Une maison mal isolée, autrement appelée « passoire énergétique », engendre de larges émissions de gaz à effet de serre et a fortiori des factures d’énergie conséquentes. Or, les gaz à effet de serre relâchés dans l’atmosphère jouent un rôle considérable dans le réchauffement climatique. C’est pourquoi les gouvernements régionaux poussent à la rénovation énergétique de ces bâtiments sur leur territoire.
La notion de « passoire énergétique » est une expression utilisée pour désigner les logements qui ont une performance énergétique (ci-après « P.E.B. ») faible. Le classement P.E.B. se fait à l’aide d’une échelle allant de A à G : A représentant les bâtiments les plus performants et G le moins. Cette échelle de classement relève de la matière régionale, ce qui explique qu’un niveau A, par exemple, ne vise pas les mêmes exigences, selon que l’on soit en Flandre, en Wallonie ou à Bruxelles. Il n’existe pas de définition juridique d’un concept de « passoire énergétique ». Toutefois, il peut être considéré qu’en Wallonie elle se rapporte à un P.E.B. compris entre E et G, soit une consommation théorique de 340 kWh/m2 minimum.
Il est utile de préciser que cette consommation est estimée sur base d’estimations fixes et standardisées mais que, la consommation dépend en réalité de ses occupants et de leur mode de vie.[5] Ainsi, une maison correctement isolée, mais chauffée à une température supérieure à 19 degrés, peut consommer plus qu’une maison mal isolée très peu chauffée.
Afin d’encourager la rénovation des passoires énergétiques, la Région Wallonne propose un incitant économique, soit une prime à la rénovation assortie ou non de prêts à taux variables. Celle-ci se base sur les revenus du ménage et impose au propriétaire du bien de l’occuper, à titre principal, pendant au moins 5 ans après la fin des travaux. Elle vise donc à favoriser les propriétaires vis-à-vis des investisseurs qui deviennent inéligibles à la prime en revendant immédiatement le bien rénové.
Néanmoins, partant du postulat de l’octroi de la prime au propriétaire, la réduction des coûts (qui est en moyenne de 43%) ne suffit généralement pas à amortir les travaux. Seul un tiers des devis relatifs à la rénovation d’une passoire énergétique proposent une solution lucrative. Autrement, la rénovation garde une rentabilité négative pour tout saut d’étiquette énergétique.
Il est donc fortement conseillé aux propriétaires de multiplier les devis avant de commencer des travaux. En outre, la rénovation énergétique engendrant des coûts fixes, le total des dépenses pour chaque étape individuelle est supérieur à celui engagé lorsque toutes les étapes sont réalisées en un seul chantier. Cela signifie qu’il est plus avantageux de sauter plusieurs étiquettes énergétiques en une fois plutôt que de procéder étape par étape.

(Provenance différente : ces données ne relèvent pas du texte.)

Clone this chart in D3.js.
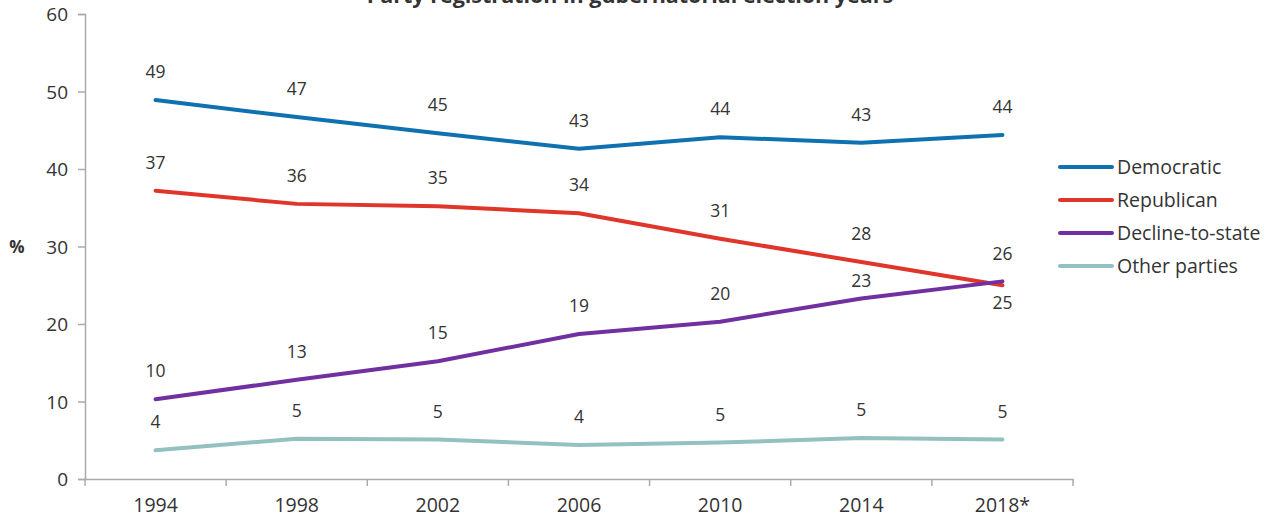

Cette rentabilité difficile de la rénovation doit également être combinée avec un marché wallon qui, pour l’heure, est globalement favorable aux passoires énergétiques. Ce dernier est composé d’environ un tiers de maisons mal isolées dont la différence de prix avec les maisons écologiques n’est pas suffisamment significative pour réaliser une plus-value. Pour que les travaux deviennent rentables pour le ménage moyen wallon, il faudrait que la décote en termes de prix des passoires énergétiques double. Or, en l’état actuel du marché, cette décote semble impossible.
Toutefois, le plan provisoire visant la neutralité carbone des habitations wallonnes d’ici 2050 devraient creuser un peu plus cet écart entre le prix des maisons écologiques et des passoires énergétiques. En effet, la Région a mis en place un calendrier progressif d’exigences en matière de performance énergétique. Nommément, l’interdiction de location qui frappera tous les biens classés G. sur l’échelle P.E.B., introduits nouvellement sur le marché à partir du 1er janvier 2025. Aussi, les nouveaux propriétaires de logements classés P.E.B. E, F ou G devront atteindre un P.E.B. D minimum, dans les 5 ans suivant le changement de propriété. Il a effectivement été observé, de par l’introduction de mesures similaires en Flandre, que de telles mesures avaient une influence sur le prix des passoires énergétiques.
Cependant, dans l’hypothèse de mesures wallonnes réussies, incitant les propriétaires à rénover leur passoire énergétique, il restera encore à se poser la question de la satisfaction de telles demandes. Les sollicitations risquant d’arriver en nombre, conjointement, sur un marché qui connaît déjà, particulièrement en Wallonie, une pénurie de main d’œuvre dans le secteur des projets de rénovation énergétique.